O'Doherty has avoided expressions of party-political commitment though he has been more critical of the IRA than of any other party to the conflict, frequently accusing it of having been the prime irritant. But he has supported the Good Friday Agreement, which was endorsed by both the IRA and Loyalist groups and most political parties. He has addressed political groups from across the spectrum, including the Ulster Unionist Party and the SDLP. He has twice been a keynote speaker at the Alliance Party of Northern Ireland's annual conference. He gave a major speech at the Irish Association's annual conference in 2003 examining the future of nationalism.

O'Doherty appears at literary festivals in Northern Ireland and Scotland (Aspects and Wigtown, for example) and has also read at The Blue Met in Montreal (2004) and the Ottawa International Writer's Festival (2008).

On 16 March 2007, O'Doherty delivered a lecture to the French Society for Irish Studies on the life and thinking of Margaret Noble, a County Tyrone-born Methodist who had taken the name Sister Nivedita, when initiated into the Ramakrishna Mission by her Guru, Swami Vivekananda. In the 1970s for four years he was in India, in the ashram of Swami Paramananda Saraswati. He has written about this in I Was A Teenage Catholic.

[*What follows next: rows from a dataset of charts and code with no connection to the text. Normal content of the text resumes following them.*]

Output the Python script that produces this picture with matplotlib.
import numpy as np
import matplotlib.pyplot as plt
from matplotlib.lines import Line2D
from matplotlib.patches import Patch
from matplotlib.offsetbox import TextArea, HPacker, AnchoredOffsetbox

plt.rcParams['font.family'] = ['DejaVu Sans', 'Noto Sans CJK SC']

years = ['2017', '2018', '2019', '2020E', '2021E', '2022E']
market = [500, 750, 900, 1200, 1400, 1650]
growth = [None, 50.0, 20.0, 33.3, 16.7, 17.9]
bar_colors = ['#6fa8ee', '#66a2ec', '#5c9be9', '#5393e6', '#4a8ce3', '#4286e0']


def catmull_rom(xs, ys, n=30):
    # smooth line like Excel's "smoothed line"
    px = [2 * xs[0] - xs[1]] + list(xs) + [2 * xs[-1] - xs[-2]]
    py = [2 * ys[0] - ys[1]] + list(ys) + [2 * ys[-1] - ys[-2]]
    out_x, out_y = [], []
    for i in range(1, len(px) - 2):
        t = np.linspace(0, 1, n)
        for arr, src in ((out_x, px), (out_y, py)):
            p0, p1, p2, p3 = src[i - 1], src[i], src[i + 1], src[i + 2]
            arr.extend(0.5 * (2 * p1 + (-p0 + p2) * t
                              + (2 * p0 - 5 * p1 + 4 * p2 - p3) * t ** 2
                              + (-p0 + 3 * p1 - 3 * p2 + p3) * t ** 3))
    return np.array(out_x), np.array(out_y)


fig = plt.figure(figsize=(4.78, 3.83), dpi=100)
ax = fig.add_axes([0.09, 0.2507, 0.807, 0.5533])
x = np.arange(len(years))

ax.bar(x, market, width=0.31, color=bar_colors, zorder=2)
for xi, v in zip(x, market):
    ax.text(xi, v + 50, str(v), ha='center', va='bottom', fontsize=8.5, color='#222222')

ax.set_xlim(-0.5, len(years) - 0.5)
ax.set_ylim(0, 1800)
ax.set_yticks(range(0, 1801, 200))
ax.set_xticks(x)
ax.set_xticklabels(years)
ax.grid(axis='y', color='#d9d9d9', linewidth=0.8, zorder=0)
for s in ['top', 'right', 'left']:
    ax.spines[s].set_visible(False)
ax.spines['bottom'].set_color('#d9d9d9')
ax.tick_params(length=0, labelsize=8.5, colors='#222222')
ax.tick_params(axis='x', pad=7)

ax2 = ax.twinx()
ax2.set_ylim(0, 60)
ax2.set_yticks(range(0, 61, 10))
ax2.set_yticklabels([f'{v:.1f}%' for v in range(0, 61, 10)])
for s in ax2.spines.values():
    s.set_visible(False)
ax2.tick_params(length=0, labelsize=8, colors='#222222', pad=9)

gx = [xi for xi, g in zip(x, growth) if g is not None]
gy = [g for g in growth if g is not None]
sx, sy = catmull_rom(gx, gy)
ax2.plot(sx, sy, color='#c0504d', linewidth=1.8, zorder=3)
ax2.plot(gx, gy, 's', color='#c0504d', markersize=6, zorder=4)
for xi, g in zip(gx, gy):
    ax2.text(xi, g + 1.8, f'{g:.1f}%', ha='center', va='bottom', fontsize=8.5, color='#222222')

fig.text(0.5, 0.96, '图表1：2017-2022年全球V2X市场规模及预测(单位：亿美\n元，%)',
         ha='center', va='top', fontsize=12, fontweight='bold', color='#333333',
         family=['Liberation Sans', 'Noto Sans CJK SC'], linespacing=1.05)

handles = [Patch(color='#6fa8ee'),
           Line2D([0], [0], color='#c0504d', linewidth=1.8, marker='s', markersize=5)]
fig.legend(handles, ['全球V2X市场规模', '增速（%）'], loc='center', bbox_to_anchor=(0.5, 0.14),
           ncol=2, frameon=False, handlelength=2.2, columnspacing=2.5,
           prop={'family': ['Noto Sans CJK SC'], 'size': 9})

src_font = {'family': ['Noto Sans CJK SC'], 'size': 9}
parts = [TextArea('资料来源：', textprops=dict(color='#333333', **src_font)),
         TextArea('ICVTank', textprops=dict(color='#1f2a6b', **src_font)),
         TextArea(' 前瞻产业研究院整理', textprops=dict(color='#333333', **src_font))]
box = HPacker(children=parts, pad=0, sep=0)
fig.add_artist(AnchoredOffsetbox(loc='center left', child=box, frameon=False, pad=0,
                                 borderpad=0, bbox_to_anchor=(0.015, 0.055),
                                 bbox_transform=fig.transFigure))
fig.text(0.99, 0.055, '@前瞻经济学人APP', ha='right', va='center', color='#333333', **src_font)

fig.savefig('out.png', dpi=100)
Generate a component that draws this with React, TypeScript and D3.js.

==Books by Malachi O'Doherty==
- The Trouble With Guns: Republican Strategy and the Provisional IRA (The Blackstaff Press, 1998), ISBN 9780856406058. Described by the former leading IRA volunteer and informant Sean O'Callaghan as "An honest and decent book . . . It is lucid and accessible, and is the most subtle analysis of the modern-day republican movement that I have read ... one of the most valuable books to emerge from Northern Ireland in recent years."
- I Was a Teenage Catholic (Mercier/Marino, 2003), ISBN 9781860231551. An account of Malachi O'Doherty's upbringing in west Belfast, his experiences of Catholicism and his eventual rejection of the church's beliefs. The book also narrates his travels in India and his encounter with a Hindu swami.
- The Telling Year: Belfast 1972 (Gill and Macmillan, 2007), ISBN 9780717141906. A memoir of living and working as a journalist through the worst year of the Troubles, 1972. This was also the year O'Doherty was approached by an RUC officer in Northern Ireland and invited to become an "informer". He declined.
- Empty Pulpits: Ireland's Retreat From Religion (Gill and Macmillan, 2008), ISBN 9780717142361. An account of the rapid secularisation of Ireland. O'Doherty attracted the wrath of humanist groups for his own attacks on the "new atheists" and his claims that their critiques of religion were flawed by a failure to comprehend religious motivation.
- Under His Roof (Summer Palace Press, 2009), ISBN 9780956099563
- On My Own Two Wheels (Blackstaff Press, 2012), ISBN 9780856408892
- Gerry Adams: An Unauthorised Life (Faber, 2017), ISBN 9780571315963
- Fifty Years On: The Troubles and the Struggle For Change in Northern Ireland (Atlantic, 2019), ISBN 9781786496645
- Terry Brankin Has A Gun (Merrion, 2020), ISBN 9781785373107
- The Year of Chaos: Northern Ireland on the Brink of Civil War, 1971/72 (Atlantic 2021) ISBN 9781838951214

==Biography==
O'Doherty was born in 1951 in Muff, County Donegal but raised in West Belfast, Northern Ireland. He trained as a journalist at the College of Business Studies in Belfast and as a mature student in 1990, took a master's degree in Irish Studies from Queen's University Belfast.

In June 1995 he married poet and broadcaster Maureen Boyle. He is a former Writer in Residence at Queen's University Belfast. He was awarded a PhD by the School of English at QUB in 2012.